> GOAL OF THE EXERCISE: Give the listing again character for character, but drop the images.

> PROVIDED MATERIAL:

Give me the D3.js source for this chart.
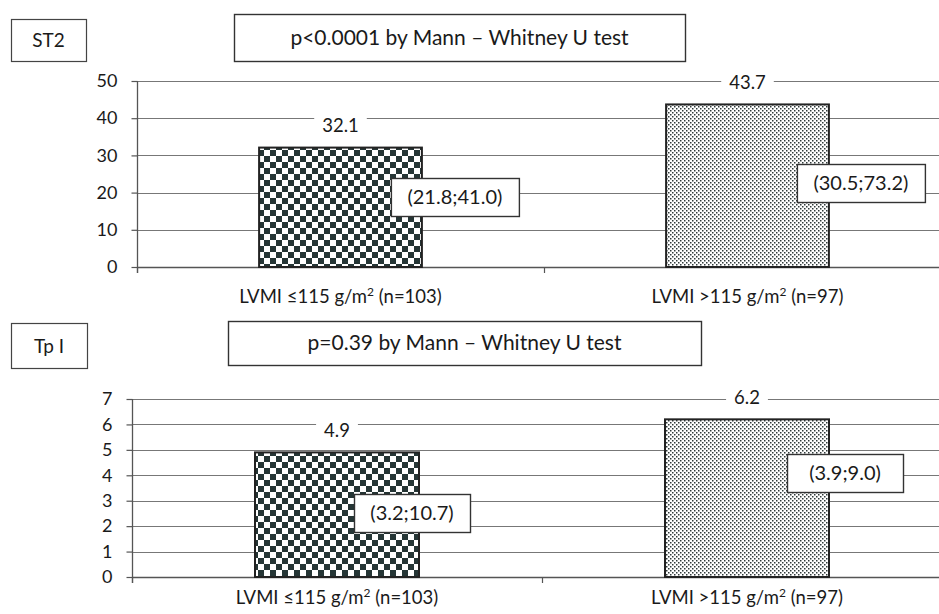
<!DOCTYPE html>
<html><head><meta charset="utf-8">
<script src="https://cdn.jsdelivr.net/npm/d3@7"></script>
<style>
html,body{margin:0;padding:0;background:#fff;}
svg{display:block;font-family:Lato, "Open Sans", sans-serif;}
</style></head>
<body>
<svg id="c" width="939" height="614"></svg>
<script>
// ---- data ----
const categories = ["LVMI \u2264115 g/m\u00b2 (n=103)", "LVMI >115 g/m\u00b2 (n=97)"];
const st2Medians = [32.1, 43.7];
const st2IQR = ["(21.8;41.0)", "(30.5;73.2)"];
const st2Ticks = [0, 10, 20, 30, 40, 50];
const tpiMedians = [4.9, 6.2];
const tpiIQR = ["(3.2;10.7)", "(3.9;9.0)"];
const tpiTicks = [0, 1, 2, 3, 4, 5, 6, 7];
const panelNames = ["ST2", "Tp I"];
const pTexts = ["p<0.0001 by Mann \u2013 Whitney U test", "p=0.39 by Mann \u2013 Whitney U test"];

const svg = d3.select("#c");
const defs = svg.append("defs");
// checkerboard
const chk = defs.append("pattern").attr("id","chk").attr("patternUnits","userSpaceOnUse")
  .attr("width",12).attr("height",12);
chk.append("rect").attr("width",12).attr("height",12).attr("fill","#fff");
chk.append("rect").attr("width",6).attr("height",6).attr("fill","#253535");
chk.append("rect").attr("x",6).attr("y",6).attr("width",6).attr("height",6).attr("fill","#253535");
// dots
const dot = defs.append("pattern").attr("id","dot").attr("patternUnits","userSpaceOnUse")
  .attr("width",4).attr("height",4);
dot.append("rect").attr("width",4).attr("height",4).attr("fill","#fff");
dot.append("rect").attr("x",0).attr("y",0).attr("width",1.5).attr("height",1.5).attr("fill","#2f3a3a");
dot.append("rect").attr("x",2).attr("y",2).attr("width",1.5).attr("height",1.5).attr("fill","#2f3a3a");
const fills = ["url(#chk)", "url(#dot)"];

const panels = [
  {name: panelNames[0], p: pTexts[0], vals: st2Medians, iqr: st2IQR, ticks: st2Ticks,
   x0: 137, band: 407, yBase: 267, yTop: 81, catDy: 36,
   nameBox: [11, 19, 75, 42], pBox: [234, 14, 451, 47],
   boxes: [{dx: -31, v: 18.8, w: 128}, {dx: -32, v: 22.6, w: 128}]},
  {name: panelNames[1], p: pTexts[1], vals: tpiMedians, iqr: tpiIQR, ticks: tpiTicks,
   x0: 132, band: 410, yBase: 577, yTop: 399, catDy: 27,
   nameBox: [11, 323, 76, 45], pBox: [228, 321, 473, 44],
   boxes: [{dx: -65, v: 2.52, w: 116}, {dx: -42, v: 4.09, w: 116}]}
];

panels.forEach(P => {
  const g = svg.append("g");
  const maxT = P.ticks[P.ticks.length-1];
  const y = d3.scaleLinear().domain([0, maxT]).range([P.yBase, P.yTop]);
  const x = d3.scaleBand().domain(categories).range([P.x0, P.x0 + 2*P.band]).paddingInner(0.6).paddingOuter(0.3);

  // name box
  g.append("rect").attr("x",P.nameBox[0]+0.5).attr("y",P.nameBox[1]+0.5)
    .attr("width",P.nameBox[2]).attr("height",P.nameBox[3])
    .attr("fill","#fff").attr("stroke","#444").attr("stroke-width",1.2);
  g.append("text").attr("x",P.nameBox[0]+P.nameBox[2]/2).attr("y",P.nameBox[1]+P.nameBox[3]/2+7)
    .attr("text-anchor","middle").attr("font-size",19).attr("fill","#1a1a1a").text(P.name);
  // p box
  g.append("rect").attr("x",P.pBox[0]+0.5).attr("y",P.pBox[1]+0.5)
    .attr("width",P.pBox[2]).attr("height",P.pBox[3])
    .attr("fill","#fff").attr("stroke","#333").attr("stroke-width",1.4);
  g.append("text").attr("x",P.pBox[0]+P.pBox[2]/2).attr("y",P.pBox[1]+P.pBox[3]/2+7)
    .attr("text-anchor","middle").attr("font-size",21).attr("fill","#1a1a1a").text(P.p);

  // gridlines
  g.append("g").selectAll("line").data(P.ticks).join("line")
    .attr("x1",P.x0).attr("x2",939)
    .attr("y1",d=>Math.round(y(d))+0.5).attr("y2",d=>Math.round(y(d))+0.5)
    .attr("stroke",d=> d===0 ? "#555" : "#777").attr("stroke-width",d=>d===0?1.6:1.2);

  // y axis
  const ya = d3.axisLeft(y).tickValues(P.ticks).tickSize(6).tickPadding(14).tickFormat(d3.format("d"));
  const yg = g.append("g").attr("transform",`translate(${P.x0+0.5},0)`).call(ya);
  yg.select(".domain").remove();
  yg.selectAll(".tick line").attr("stroke","#555").attr("stroke-width",1.2);
  yg.selectAll(".tick text").attr("font-size",18).attr("fill","#1a1a1a").attr("font-family","Lato, sans-serif");
  g.append("line").attr("x1",P.x0+0.5).attr("x2",P.x0+0.5).attr("y1",P.yTop).attr("y2",P.yBase+6)
    .attr("stroke","#555").attr("stroke-width",1.3);
  // category ticks
  g.append("g").selectAll("line").data([0,1,2]).join("line")
    .attr("x1",d=>P.x0+d*P.band+0.5).attr("x2",d=>P.x0+d*P.band+0.5)
    .attr("y1",P.yBase).attr("y2",P.yBase+6).attr("stroke","#555").attr("stroke-width",1.2);

  // bars
  g.append("g").selectAll("rect").data(P.vals).join("rect")
    .attr("x",(d,i)=>x(categories[i])).attr("width",x.bandwidth())
    .attr("y",d=>y(d)).attr("height",d=>P.yBase-y(d))
    .attr("fill",(d,i)=>fills[i]).attr("stroke","#222").attr("stroke-width",2);

  // value labels
  P.vals.forEach((v,i)=>{
    const cx = x(categories[i]) + x.bandwidth()/2;
    const cy = y(v) - 22;
    const t = g.append("text").attr("x",cx).attr("y",cy+6.5).attr("text-anchor","middle")
      .attr("font-size",18.5).attr("fill","#1a1a1a").text(d3.format(".1f")(v));
    const bb = t.node().getBBox();
    g.insert("rect", () => t.node()).attr("x",bb.x-8).attr("y",cy-9).attr("width",bb.width+16).attr("height",18).attr("fill","#fff");
  });

  // IQR boxes
  P.vals.forEach((v,i)=>{
    const b = P.boxes[i];
    const bx = x(categories[i]) + x.bandwidth() + b.dx;
    const cy = y(b.v);
    g.append("rect").attr("x",bx+0.5).attr("y",Math.round(cy-19)+0.5).attr("width",b.w).attr("height",38)
      .attr("fill","#fff").attr("stroke","#333").attr("stroke-width",1.4);
    g.append("text").attr("x",bx+b.w/2).attr("y",cy+7).attr("text-anchor","middle")
      .attr("font-size",20).attr("fill","#1a1a1a").text(P.iqr[i]);
  });

  // category labels (with superscript 2)
  categories.forEach((c,i)=>{
    const cx = x(c) + x.bandwidth()/2;
    const parts = c.split("\u00b2");
    const t = g.append("text").attr("x",cx).attr("y",P.yBase+P.catDy).attr("text-anchor","middle")
      .attr("font-size",18.5).attr("fill","#1a1a1a");
    t.append("tspan").text(parts[0]);
    t.append("tspan").attr("dy",-7).attr("font-size",12).text("2");
    t.append("tspan").attr("dy",7).text(parts[1]);
  });
});
</script>
</body></html>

> FULL RESPONSE:
Give me the D3.js source for this chart.
<!DOCTYPE html>
<html><head><meta charset="utf-8">
<script src="https://cdn.jsdelivr.net/npm/d3@7"></script>
<style>
html,body{margin:0;padding:0;background:#fff;}
svg{display:block;font-family:Lato, "Open Sans", sans-serif;}
</style></head>
<body>
<svg id="c" width="939" height="614"></svg>
<script>
// ---- data ----
const categories = ["LVMI \u2264115 g/m\u00b2 (n=103)", "LVMI >115 g/m\u00b2 (n=97)"];
const st2Medians = [32.1, 43.7];
const st2IQR = ["(21.8;41.0)", "(30.5;73.2)"];
const st2Ticks = [0, 10, 20, 30, 40, 50];
const tpiMedians = [4.9, 6.2];
const tpiIQR = ["(3.2;10.7)", "(3.9;9.0)"];
const tpiTicks = [0, 1, 2, 3, 4, 5, 6, 7];
const panelNames = ["ST2", "Tp I"];
const pTexts = ["p<0.0001 by Mann \u2013 Whitney U test", "p=0.39 by Mann \u2013 Whitney U test"];

const svg = d3.select("#c");
const defs = svg.append("defs");
// checkerboard
const chk = defs.append("pattern").attr("id","chk").attr("patternUnits","userSpaceOnUse")
  .attr("width",12).attr("height",12);
chk.append("rect").attr("width",12).attr("height",12).attr("fill","#fff");
chk.append("rect").attr("width",6).attr("height",6).attr("fill","#253535");
chk.append("rect").attr("x",6).attr("y",6).attr("width",6).attr("height",6).attr("fill","#253535");
// dots
const dot = defs.append("pattern").attr("id","dot").attr("patternUnits","userSpaceOnUse")
  .attr("width",4).attr("height",4);
dot.append("rect").attr("width",4).attr("height",4).attr("fill","#fff");
dot.append("rect").attr("x",0).attr("y",0).attr("width",1.5).attr("height",1.5).attr("fill","#2f3a3a");
dot.append("rect").attr("x",2).attr("y",2).attr("width",1.5).attr("height",1.5).attr("fill","#2f3a3a");
const fills = ["url(#chk)", "url(#dot)"];

const panels = [
  {name: panelNames[0], p: pTexts[0], vals: st2Medians, iqr: st2IQR, ticks: st2Ticks,
   x0: 137, band: 407, yBase: 267, yTop: 81, catDy: 36,
   nameBox: [11, 19, 75, 42], pBox: [234, 14, 451, 47],
   boxes: [{dx: -31, v: 18.8, w: 128}, {dx: -32, v: 22.6, w: 128}]},
  {name: panelNames[1], p: pTexts[1], vals: tpiMedians, iqr: tpiIQR, ticks: tpiTicks,
   x0: 132, band: 410, yBase: 577, yTop: 399, catDy: 27,
   nameBox: [11, 323, 76, 45], pBox: [228, 321, 473, 44],
   boxes: [{dx: -65, v: 2.52, w: 116}, {dx: -42, v: 4.09, w: 116}]}
];

panels.forEach(P => {
  const g = svg.append("g");
  const maxT = P.ticks[P.ticks.length-1];
  const y = d3.scaleLinear().domain([0, maxT]).range([P.yBase, P.yTop]);
  const x = d3.scaleBand().domain(categories).range([P.x0, P.x0 + 2*P.band]).paddingInner(0.6).paddingOuter(0.3);

  // name box
  g.append("rect").attr("x",P.nameBox[0]+0.5).attr("y",P.nameBox[1]+0.5)
    .attr("width",P.nameBox[2]).attr("height",P.nameBox[3])
    .attr("fill","#fff").attr("stroke","#444").attr("stroke-width",1.2);
  g.append("text").attr("x",P.nameBox[0]+P.nameBox[2]/2).attr("y",P.nameBox[1]+P.nameBox[3]/2+7)
    .attr("text-anchor","middle").attr("font-size",19).attr("fill","#1a1a1a").text(P.name);
  // p box
  g.append("rect").attr("x",P.pBox[0]+0.5).attr("y",P.pBox[1]+0.5)
    .attr("width",P.pBox[2]).attr("height",P.pBox[3])
    .attr("fill","#fff").attr("stroke","#333").attr("stroke-width",1.4);
  g.append("text").attr("x",P.pBox[0]+P.pBox[2]/2).attr("y",P.pBox[1]+P.pBox[3]/2+7)
    .attr("text-anchor","middle").attr("font-size",21).attr("fill","#1a1a1a").text(P.p);

  // gridlines
  g.append("g").selectAll("line").data(P.ticks).join("line")
    .attr("x1",P.x0).attr("x2",939)
    .attr("y1",d=>Math.round(y(d))+0.5).attr("y2",d=>Math.round(y(d))+0.5)
    .attr("stroke",d=> d===0 ? "#555" : "#777").attr("stroke-width",d=>d===0?1.6:1.2);

  // y axis
  const ya = d3.axisLeft(y).tickValues(P.ticks).tickSize(6).tickPadding(14).tickFormat(d3.format("d"));
  const yg = g.append("g").attr("transform",`translate(${P.x0+0.5},0)`).call(ya);
  yg.select(".domain").remove();
  yg.selectAll(".tick line").attr("stroke","#555").attr("stroke-width",1.2);
  yg.selectAll(".tick text").attr("font-size",18).attr("fill","#1a1a1a").attr("font-family","Lato, sans-serif");
  g.append("line").attr("x1",P.x0+0.5).attr("x2",P.x0+0.5).attr("y1",P.yTop).attr("y2",P.yBase+6)
    .attr("stroke","#555").attr("stroke-width",1.3);
  // category ticks
  g.append("g").selectAll("line").data([0,1,2]).join("line")
    .attr("x1",d=>P.x0+d*P.band+0.5).attr("x2",d=>P.x0+d*P.band+0.5)
    .attr("y1",P.yBase).attr("y2",P.yBase+6).attr("stroke","#555").attr("stroke-width",1.2);

  // bars
  g.append("g").selectAll("rect").data(P.vals).join("rect")
    .attr("x",(d,i)=>x(categories[i])).attr("width",x.bandwidth())
    .attr("y",d=>y(d)).attr("height",d=>P.yBase-y(d))
    .attr("fill",(d,i)=>fills[i]).attr("stroke","#222").attr("stroke-width",2);

  // value labels
  P.vals.forEach((v,i)=>{
    const cx = x(categories[i]) + x.bandwidth()/2;
    const cy = y(v) - 22;
    const t = g.append("text").attr("x",cx).attr("y",cy+6.5).attr("text-anchor","middle")
      .attr("font-size",18.5).attr("fill","#1a1a1a").text(d3.format(".1f")(v));
    const bb = t.node().getBBox();
    g.insert("rect", () => t.node()).attr("x",bb.x-8).attr("y",cy-9).attr("width",bb.width+16).attr("height",18).attr("fill","#fff");
  });

  // IQR boxes
  P.vals.forEach((v,i)=>{
    const b = P.boxes[i];
    const bx = x(categories[i]) + x.bandwidth() + b.dx;
    const cy = y(b.v);
    g.append("rect").attr("x",bx+0.5).attr("y",Math.round(cy-19)+0.5).attr("width",b.w).attr("height",38)
      .attr("fill","#fff").attr("stroke","#333").attr("stroke-width",1.4);
    g.append("text").attr("x",bx+b.w/2).attr("y",cy+7).attr("text-anchor","middle")
      .attr("font-size",20).attr("fill","#1a1a1a").text(P.iqr[i]);
  });

  // category labels (with superscript 2)
  categories.forEach((c,i)=>{
    const cx = x(c) + x.bandwidth()/2;
    const parts = c.split("\u00b2");
    const t = g.append("text").attr("x",cx).attr("y",P.yBase+P.catDy).attr("text-anchor","middle")
      .attr("font-size",18.5).attr("fill","#1a1a1a");
    t.append("tspan").text(parts[0]);
    t.append("tspan").attr("dy",-7).attr("font-size",12).text("2");
    t.append("tspan").attr("dy",7).text(parts[1]);
  });
});
</script>
</body></html>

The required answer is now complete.